Material supplied ▸

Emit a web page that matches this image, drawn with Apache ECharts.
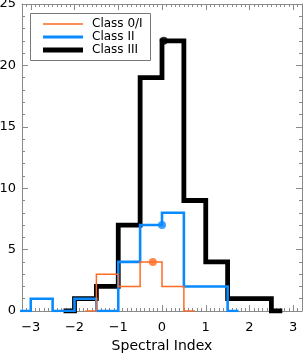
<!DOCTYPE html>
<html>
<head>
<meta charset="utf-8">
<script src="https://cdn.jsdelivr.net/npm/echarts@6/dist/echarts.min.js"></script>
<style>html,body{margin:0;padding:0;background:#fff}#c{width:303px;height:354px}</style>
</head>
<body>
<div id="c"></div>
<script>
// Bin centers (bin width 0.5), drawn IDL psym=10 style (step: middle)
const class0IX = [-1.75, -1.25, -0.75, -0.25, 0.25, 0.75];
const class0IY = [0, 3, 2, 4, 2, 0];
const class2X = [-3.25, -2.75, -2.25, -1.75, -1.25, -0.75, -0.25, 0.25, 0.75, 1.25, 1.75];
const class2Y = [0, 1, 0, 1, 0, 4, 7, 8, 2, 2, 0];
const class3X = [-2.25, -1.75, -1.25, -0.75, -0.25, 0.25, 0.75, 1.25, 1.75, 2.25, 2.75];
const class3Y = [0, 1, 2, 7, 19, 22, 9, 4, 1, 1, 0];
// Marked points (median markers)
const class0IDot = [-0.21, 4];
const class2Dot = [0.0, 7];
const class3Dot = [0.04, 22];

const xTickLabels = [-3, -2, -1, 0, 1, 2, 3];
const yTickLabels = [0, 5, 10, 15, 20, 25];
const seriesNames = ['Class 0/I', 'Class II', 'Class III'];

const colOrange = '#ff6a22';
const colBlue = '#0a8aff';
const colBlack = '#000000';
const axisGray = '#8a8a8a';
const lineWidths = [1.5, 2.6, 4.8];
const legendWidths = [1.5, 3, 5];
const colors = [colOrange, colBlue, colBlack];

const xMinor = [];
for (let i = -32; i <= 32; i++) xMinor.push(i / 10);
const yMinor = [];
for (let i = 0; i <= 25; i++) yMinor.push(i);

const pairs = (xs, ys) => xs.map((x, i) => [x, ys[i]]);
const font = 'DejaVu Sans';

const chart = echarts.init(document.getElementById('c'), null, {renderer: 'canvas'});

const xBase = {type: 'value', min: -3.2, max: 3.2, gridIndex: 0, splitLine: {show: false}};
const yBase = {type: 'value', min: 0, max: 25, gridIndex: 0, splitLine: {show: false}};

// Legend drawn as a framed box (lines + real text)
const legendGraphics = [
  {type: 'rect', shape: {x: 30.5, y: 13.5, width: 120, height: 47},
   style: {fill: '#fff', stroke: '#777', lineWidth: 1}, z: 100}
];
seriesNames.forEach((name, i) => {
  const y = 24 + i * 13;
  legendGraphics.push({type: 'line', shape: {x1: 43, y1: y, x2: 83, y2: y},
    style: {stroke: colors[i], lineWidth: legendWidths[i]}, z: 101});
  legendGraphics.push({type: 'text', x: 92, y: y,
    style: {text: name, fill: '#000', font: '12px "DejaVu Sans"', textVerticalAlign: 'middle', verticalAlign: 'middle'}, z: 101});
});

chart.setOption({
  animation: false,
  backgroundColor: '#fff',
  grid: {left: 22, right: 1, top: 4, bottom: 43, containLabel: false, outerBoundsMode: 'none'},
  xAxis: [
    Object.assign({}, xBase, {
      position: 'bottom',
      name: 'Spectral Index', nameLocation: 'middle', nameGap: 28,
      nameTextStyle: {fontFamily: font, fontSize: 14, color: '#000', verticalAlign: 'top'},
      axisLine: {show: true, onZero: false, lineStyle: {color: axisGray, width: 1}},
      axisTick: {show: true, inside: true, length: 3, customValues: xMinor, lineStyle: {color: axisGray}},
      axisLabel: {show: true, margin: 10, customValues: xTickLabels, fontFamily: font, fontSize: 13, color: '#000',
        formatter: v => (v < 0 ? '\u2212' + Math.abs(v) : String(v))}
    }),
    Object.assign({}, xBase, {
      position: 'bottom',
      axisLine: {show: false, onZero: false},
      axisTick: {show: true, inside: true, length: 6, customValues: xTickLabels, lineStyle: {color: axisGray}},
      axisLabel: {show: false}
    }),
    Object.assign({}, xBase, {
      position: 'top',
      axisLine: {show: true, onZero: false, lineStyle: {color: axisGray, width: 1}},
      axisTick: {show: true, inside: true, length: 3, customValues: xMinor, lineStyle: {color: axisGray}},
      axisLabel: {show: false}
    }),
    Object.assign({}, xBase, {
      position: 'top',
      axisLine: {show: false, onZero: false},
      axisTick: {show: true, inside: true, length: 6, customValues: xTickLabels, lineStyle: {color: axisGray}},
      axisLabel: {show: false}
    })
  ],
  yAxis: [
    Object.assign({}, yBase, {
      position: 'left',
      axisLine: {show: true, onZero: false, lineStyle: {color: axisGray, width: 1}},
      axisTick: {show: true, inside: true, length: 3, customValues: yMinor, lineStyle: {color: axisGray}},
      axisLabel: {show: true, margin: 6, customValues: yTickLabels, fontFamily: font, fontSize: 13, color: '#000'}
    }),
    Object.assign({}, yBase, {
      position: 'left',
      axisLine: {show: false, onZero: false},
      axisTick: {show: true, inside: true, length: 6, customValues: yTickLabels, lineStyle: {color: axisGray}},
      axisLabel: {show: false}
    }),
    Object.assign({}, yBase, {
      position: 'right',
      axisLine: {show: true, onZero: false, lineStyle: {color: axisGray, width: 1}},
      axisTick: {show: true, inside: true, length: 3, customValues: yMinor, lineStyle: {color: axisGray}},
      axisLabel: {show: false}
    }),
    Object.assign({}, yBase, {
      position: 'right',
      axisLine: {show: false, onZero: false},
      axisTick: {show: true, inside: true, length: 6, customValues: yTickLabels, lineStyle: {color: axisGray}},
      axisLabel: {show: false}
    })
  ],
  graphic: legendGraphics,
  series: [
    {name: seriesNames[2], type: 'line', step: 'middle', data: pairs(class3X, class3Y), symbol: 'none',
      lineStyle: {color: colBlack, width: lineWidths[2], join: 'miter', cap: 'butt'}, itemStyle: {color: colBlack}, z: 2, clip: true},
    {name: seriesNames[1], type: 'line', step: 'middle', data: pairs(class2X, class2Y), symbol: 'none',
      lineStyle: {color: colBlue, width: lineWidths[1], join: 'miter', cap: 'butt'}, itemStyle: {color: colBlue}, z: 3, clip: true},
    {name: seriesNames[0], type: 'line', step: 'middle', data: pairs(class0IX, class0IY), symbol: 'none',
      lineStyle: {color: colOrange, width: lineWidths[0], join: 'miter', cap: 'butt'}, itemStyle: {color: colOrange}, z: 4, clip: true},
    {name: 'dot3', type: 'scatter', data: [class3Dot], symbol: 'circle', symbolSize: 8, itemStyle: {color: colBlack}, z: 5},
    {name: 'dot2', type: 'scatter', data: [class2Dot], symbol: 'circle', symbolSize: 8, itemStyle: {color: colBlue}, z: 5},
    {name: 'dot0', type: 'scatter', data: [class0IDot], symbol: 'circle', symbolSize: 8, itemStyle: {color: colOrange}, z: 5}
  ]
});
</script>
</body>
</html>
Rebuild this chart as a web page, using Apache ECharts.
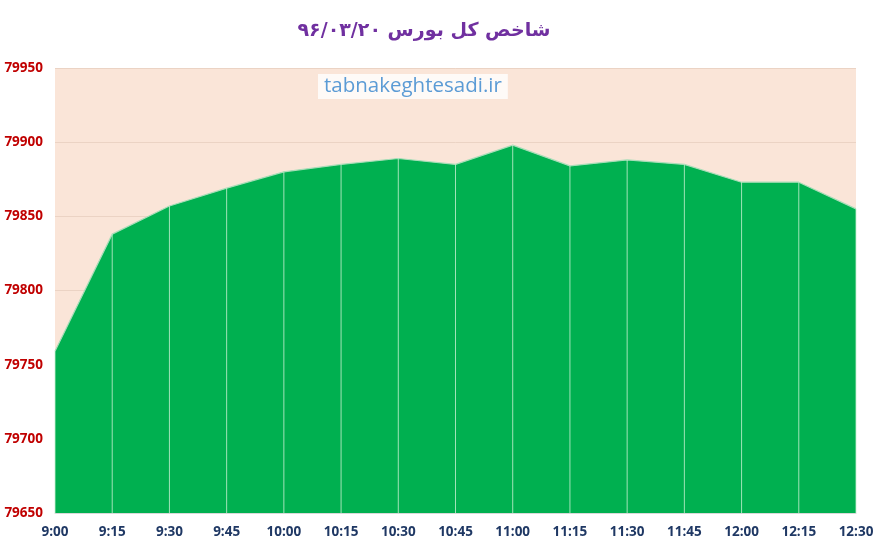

Given request ▸
Output an exact copy of the material, with the pictures removed.

The reply ▸
Emit a web page that matches this image, drawn with Apache ECharts.
<!DOCTYPE html>
<html>
<head>
<meta charset="utf-8">
<script src="https://cdn.jsdelivr.net/npm/echarts@6/dist/echarts.min.js"></script>
<style>html,body{margin:0;padding:0;background:#fff}#c{width:303px;height:354px}</style>
</head>
<body>
<div id="c"></div>
<script>
// Bin centers (bin width 0.5), drawn IDL psym=10 style (step: middle)
const class0IX = [-1.75, -1.25, -0.75, -0.25, 0.25, 0.75];
const class0IY = [0, 3, 2, 4, 2, 0];
const class2X = [-3.25, -2.75, -2.25, -1.75, -1.25, -0.75, -0.25, 0.25, 0.75, 1.25, 1.75];
const class2Y = [0, 1, 0, 1, 0, 4, 7, 8, 2, 2, 0];
const class3X = [-2.25, -1.75, -1.25, -0.75, -0.25, 0.25, 0.75, 1.25, 1.75, 2.25, 2.75];
const class3Y = [0, 1, 2, 7, 19, 22, 9, 4, 1, 1, 0];
// Marked points (median markers)
const class0IDot = [-0.21, 4];
const class2Dot = [0.0, 7];
const class3Dot = [0.04, 22];

const xTickLabels = [-3, -2, -1, 0, 1, 2, 3];
const yTickLabels = [0, 5, 10, 15, 20, 25];
const seriesNames = ['Class 0/I', 'Class II', 'Class III'];

const colOrange = '#ff6a22';
const colBlue = '#0a8aff';
const colBlack = '#000000';
const axisGray = '#8a8a8a';
const lineWidths = [1.5, 2.6, 4.8];
const legendWidths = [1.5, 3, 5];
const colors = [colOrange, colBlue, colBlack];

const xMinor = [];
for (let i = -32; i <= 32; i++) xMinor.push(i / 10);
const yMinor = [];
for (let i = 0; i <= 25; i++) yMinor.push(i);

const pairs = (xs, ys) => xs.map((x, i) => [x, ys[i]]);
const font = 'DejaVu Sans';

const chart = echarts.init(document.getElementById('c'), null, {renderer: 'canvas'});

const xBase = {type: 'value', min: -3.2, max: 3.2, gridIndex: 0, splitLine: {show: false}};
const yBase = {type: 'value', min: 0, max: 25, gridIndex: 0, splitLine: {show: false}};

// Legend drawn as a framed box (lines + real text)
const legendGraphics = [
  {type: 'rect', shape: {x: 30.5, y: 13.5, width: 120, height: 47},
   style: {fill: '#fff', stroke: '#777', lineWidth: 1}, z: 100}
];
seriesNames.forEach((name, i) => {
  const y = 24 + i * 13;
  legendGraphics.push({type: 'line', shape: {x1: 43, y1: y, x2: 83, y2: y},
    style: {stroke: colors[i], lineWidth: legendWidths[i]}, z: 101});
  legendGraphics.push({type: 'text', x: 92, y: y,
    style: {text: name, fill: '#000', font: '12px "DejaVu Sans"', textVerticalAlign: 'middle', verticalAlign: 'middle'}, z: 101});
});

chart.setOption({
  animation: false,
  backgroundColor: '#fff',
  grid: {left: 22, right: 1, top: 4, bottom: 43, containLabel: false, outerBoundsMode: 'none'},
  xAxis: [
    Object.assign({}, xBase, {
      position: 'bottom',
      name: 'Spectral Index', nameLocation: 'middle', nameGap: 28,
      nameTextStyle: {fontFamily: font, fontSize: 14, color: '#000', verticalAlign: 'top'},
      axisLine: {show: true, onZero: false, lineStyle: {color: axisGray, width: 1}},
      axisTick: {show: true, inside: true, length: 3, customValues: xMinor, lineStyle: {color: axisGray}},
      axisLabel: {show: true, margin: 10, customValues: xTickLabels, fontFamily: font, fontSize: 13, color: '#000',
        formatter: v => (v < 0 ? '\u2212' + Math.abs(v) : String(v))}
    }),
    Object.assign({}, xBase, {
      position: 'bottom',
      axisLine: {show: false, onZero: false},
      axisTick: {show: true, inside: true, length: 6, customValues: xTickLabels, lineStyle: {color: axisGray}},
      axisLabel: {show: false}
    }),
    Object.assign({}, xBase, {
      position: 'top',
      axisLine: {show: true, onZero: false, lineStyle: {color: axisGray, width: 1}},
      axisTick: {show: true, inside: true, length: 3, customValues: xMinor, lineStyle: {color: axisGray}},
      axisLabel: {show: false}
    }),
    Object.assign({}, xBase, {
      position: 'top',
      axisLine: {show: false, onZero: false},
      axisTick: {show: true, inside: true, length: 6, customValues: xTickLabels, lineStyle: {color: axisGray}},
      axisLabel: {show: false}
    })
  ],
  yAxis: [
    Object.assign({}, yBase, {
      position: 'left',
      axisLine: {show: true, onZero: false, lineStyle: {color: axisGray, width: 1}},
      axisTick: {show: true, inside: true, length: 3, customValues: yMinor, lineStyle: {color: axisGray}},
      axisLabel: {show: true, margin: 6, customValues: yTickLabels, fontFamily: font, fontSize: 13, color: '#000'}
    }),
    Object.assign({}, yBase, {
      position: 'left',
      axisLine: {show: false, onZero: false},
      axisTick: {show: true, inside: true, length: 6, customValues: yTickLabels, lineStyle: {color: axisGray}},
      axisLabel: {show: false}
    }),
    Object.assign({}, yBase, {
      position: 'right',
      axisLine: {show: true, onZero: false, lineStyle: {color: axisGray, width: 1}},
      axisTick: {show: true, inside: true, length: 3, customValues: yMinor, lineStyle: {color: axisGray}},
      axisLabel: {show: false}
    }),
    Object.assign({}, yBase, {
      position: 'right',
      axisLine: {show: false, onZero: false},
      axisTick: {show: true, inside: true, length: 6, customValues: yTickLabels, lineStyle: {color: axisGray}},
      axisLabel: {show: false}
    })
  ],
  graphic: legendGraphics,
  series: [
    {name: seriesNames[2], type: 'line', step: 'middle', data: pairs(class3X, class3Y), symbol: 'none',
      lineStyle: {color: colBlack, width: lineWidths[2], join: 'miter', cap: 'butt'}, itemStyle: {color: colBlack}, z: 2, clip: true},
    {name: seriesNames[1], type: 'line', step: 'middle', data: pairs(class2X, class2Y), symbol: 'none',
      lineStyle: {color: colBlue, width: lineWidths[1], join: 'miter', cap: 'butt'}, itemStyle: {color: colBlue}, z: 3, clip: true},
    {name: seriesNames[0], type: 'line', step: 'middle', data: pairs(class0IX, class0IY), symbol: 'none',
      lineStyle: {color: colOrange, width: lineWidths[0], join: 'miter', cap: 'butt'}, itemStyle: {color: colOrange}, z: 4, clip: true},
    {name: 'dot3', type: 'scatter', data: [class3Dot], symbol: 'circle', symbolSize: 8, itemStyle: {color: colBlack}, z: 5},
    {name: 'dot2', type: 'scatter', data: [class2Dot], symbol: 'circle', symbolSize: 8, itemStyle: {color: colBlue}, z: 5},
    {name: 'dot0', type: 'scatter', data: [class0IDot], symbol: 'circle', symbolSize: 8, itemStyle: {color: colOrange}, z: 5}
  ]
});
</script>
</body>
</html>
Rebuild this chart as a web page, using Apache ECharts.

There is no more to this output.